UNITED STATES –Today is July 4, which is celebrated as Independence Day in the U.S. It’s characterized by parades, fireworks displays, family cookouts, and widespread displays of regalia in red, white, and blue, evocative of or centered on the American flag.
There may be no other flag which is as widely revered and reviled as the one representing the United States of America. It’s a flag with unparalleled ritual significance; the complex rules for its display are enumerated in a flag code, within which are also laid out strategies for its desecration. The flag is the country, and for many that means that its display is indicative of support for the country’s present leadership.“I won’t hang the flag, because I’m not proud of what’s happening in this country,” one Witch recently remarked in conversation. She is not alone in seeing the flag is a political symbol, to be displayed or withdrawn to express or withhold support for current policies. Also within that dichotomy are people such as Gus diZerega, who writes eloquently about reclaiming national symbols, and HecateDemeter, who warns about how easily fascists might steal them. In this worldview, the flag is ceded to those of a particular political viewpoint (in recent history, aligning with such concepts as a strong military presence worldwide and restrictive immigration policies at home), or wrested from them.
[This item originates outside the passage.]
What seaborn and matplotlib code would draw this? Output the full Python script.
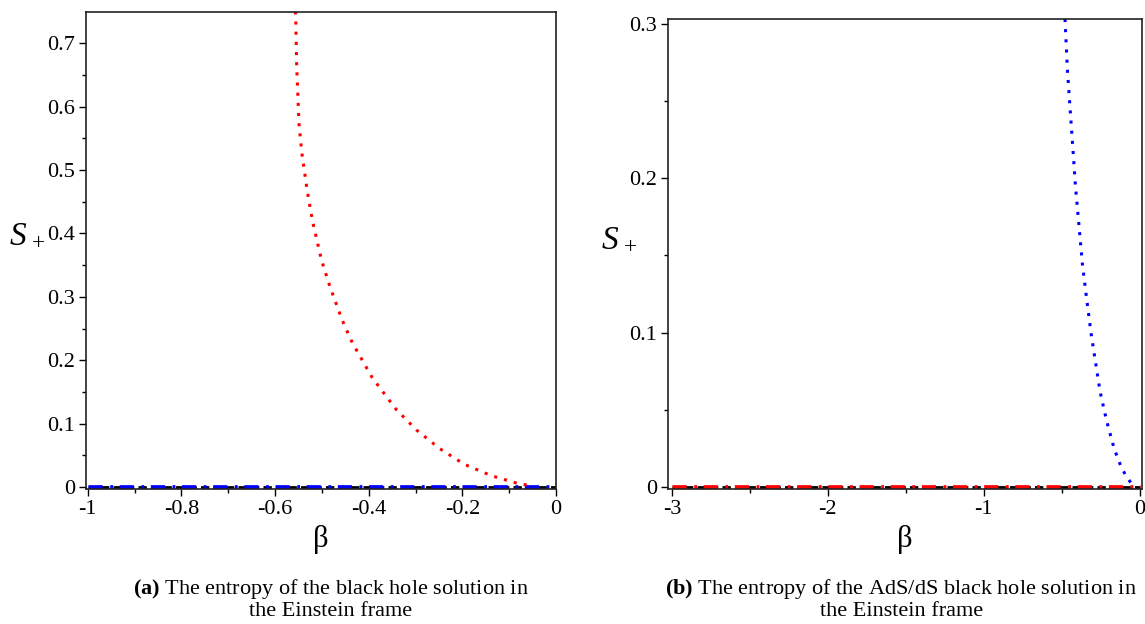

Another perspective is that Old Glory, rather than being a symbol of current political reality, is one of ideals. Musing on the difference, diZerega writes, “Our founding values of life, liberty, and the pursuit of happiness are universal. Tribal values are not. Given the flag’s symbolic power, it matters deeply where the balance between these values lies. Are we a community that respects these values as our highest national ideal, or are we an exclusive community that ignores them, particularly with regard to people different from ourselves?”
Kirk White writes on Facebook about how his patriotism annually spurs an urge in him to put up a flagpole, and why he doesn’t, explaining that “since I know that I won’t think to take it in at night, or might let the light bulb burn out and not notice for a few days, or something like that – then I won’t fly the flag. It is so important that I’d rather not do it than do it wrong or half-assed.” Respect for the symbol, in White’s eyes, does not equate to respect for those in charge at any given moment.
Regardless of which paradigm one chooses to adopt about the flag, its many associated rituals can easily be made fodder for those who choose to align it with religion, include any Pagan, polytheist, or Heathen religion. There are rules on its alignment during display, how it is raised and lowered from a pole, its relationship to the elements, and how it is utilized in times of death. It takes 13 folds to properly store a flag, a number rife with magical implications. The flag’s spirit is strong, strong enough that rules on how to honor it are actually laid out in law.
No doubt many readers will, as diZerega also observed in his own post, have mixed feelings when seeing the image of the flag on this page. It has been a long time since the national motto was “e pluribus unum,” and the fault lines which have since developed are a big part of the reason it can be easier to see the flag as a political football than a representative of highest ideals.
Perhaps it’s time to reflect upon how the flag can be used to seal those rifts and heal the nation it represents. Not to at least consider it seems like a waste of a mighty symbol.